Henry David Thoreau observed that “the better part” of his farming neighbours “is soon ploughed into the soil for compost.”  His descriptions of 1800’s agrarian life in New England are an effective dose of cold water on the romantic imagery that surrounds pre-industrialized farming in North America:  of working the land, ploughshares, beasts of burden, hay stacks, stooking sheaves, threshing floors and barn-raisings.

Farming families were large for a reason.  As were communities close.  There was constantly an insurmountable amount of work to be done, much of it sheer drudgery in today’s eyes, but pure necessity.  There was no choice, and folks were in it together.  It is true that then as now farmers were largely not their own masters,  held in servitude to the banks and the speculators.  But they, together with those bankers and stockbrokers, all needed to eat.  As we still do, though those connections have now become increasingly obscured.

As farming industrialized, most of this drudgery was gradually tilled under, and along with it the farming family.  Community-mindedness was replaced with entrepreneurial competitiveness as farmers became further and further in debt in order to buy the equipment and inputs needed to keep farming.  Teamwork and toil was replaced by long, solitary hours sitting in a climate-controlled tractor cab.  As commodity mono-crops replaced the traditional mixed farm, farmers no longer ate what they grew.

“We all eat for a living”

Wendell Berry

Wendell Berry’s simple statement, which may have been completely obvious back in Thoreau’s day, has an air of profoundness to it as we spend less and less time and energy working for food, preparing food, thinking about food – where it is coming from and what it is, exactly, that we are ingesting.  Food has become an afterthought, a product, a commodity to be speculated on.  Agriculture is an industry, measured by profit and loss, imports and exports, a technological race to the next innovation, damn the risks.  But as Berry’s quote reminds us, it as our ‘living’ that we are risking, and it is us that would well be damned.

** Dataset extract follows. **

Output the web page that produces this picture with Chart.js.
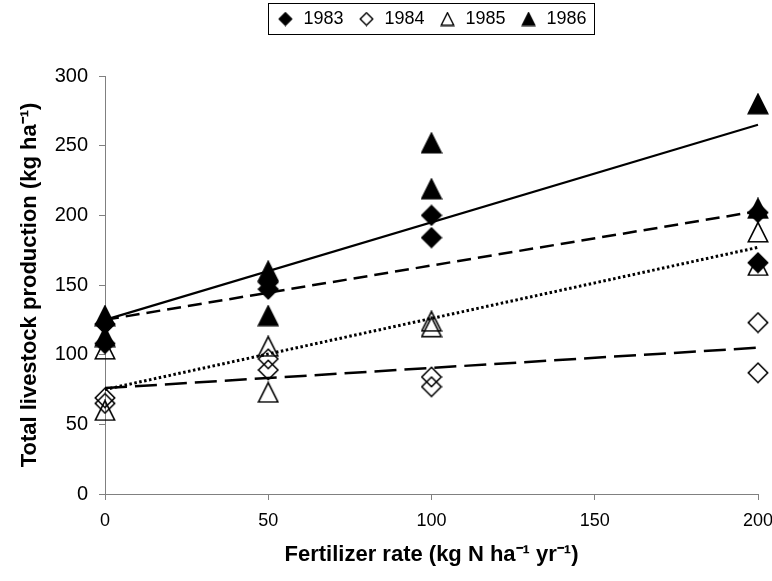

A rejection of industrial farming and return ‘back to the land’ doesn’t necessarily have to mean a return to the horse and plough.   Innovation and the use of technology does not have to be an obtrusive buffer between the farmer and the land stewarded; if used selectively and conscientiously it can perhaps prevent the better part of Thoreau’s farmer from being ploughed into the soil.  Careful use of an old tractor, while not truly sustainable, frees the ‘poor immortal soul’ from the bulk of his or her heavy load.  Electric motors, drip irrigation, poly tunnels, electric fences, and square balers all allow farmers to focus more time and attention on growing food, efficiently and well.  There is a balance – somewhere between ethical ideals and practical realities – where the farmer can retain and nurture the better part of him or herself; not have it either ploughed under or lost in the lofty cab of a combine harvester.

We all need to eat, that is the lowest common denominator.  The growing, preparation, and sharing of food should be one of our main occupations, not merely a distraction.   A region’s strong local food system is the true judge of its health, as diverse, locally-focused farms bring so much more to the market than their nourishing, fresh produce.  Supporting local farms preserves and nurtures our rural values of resourcefulness, ingenuity, self-reliance, generosity, and community.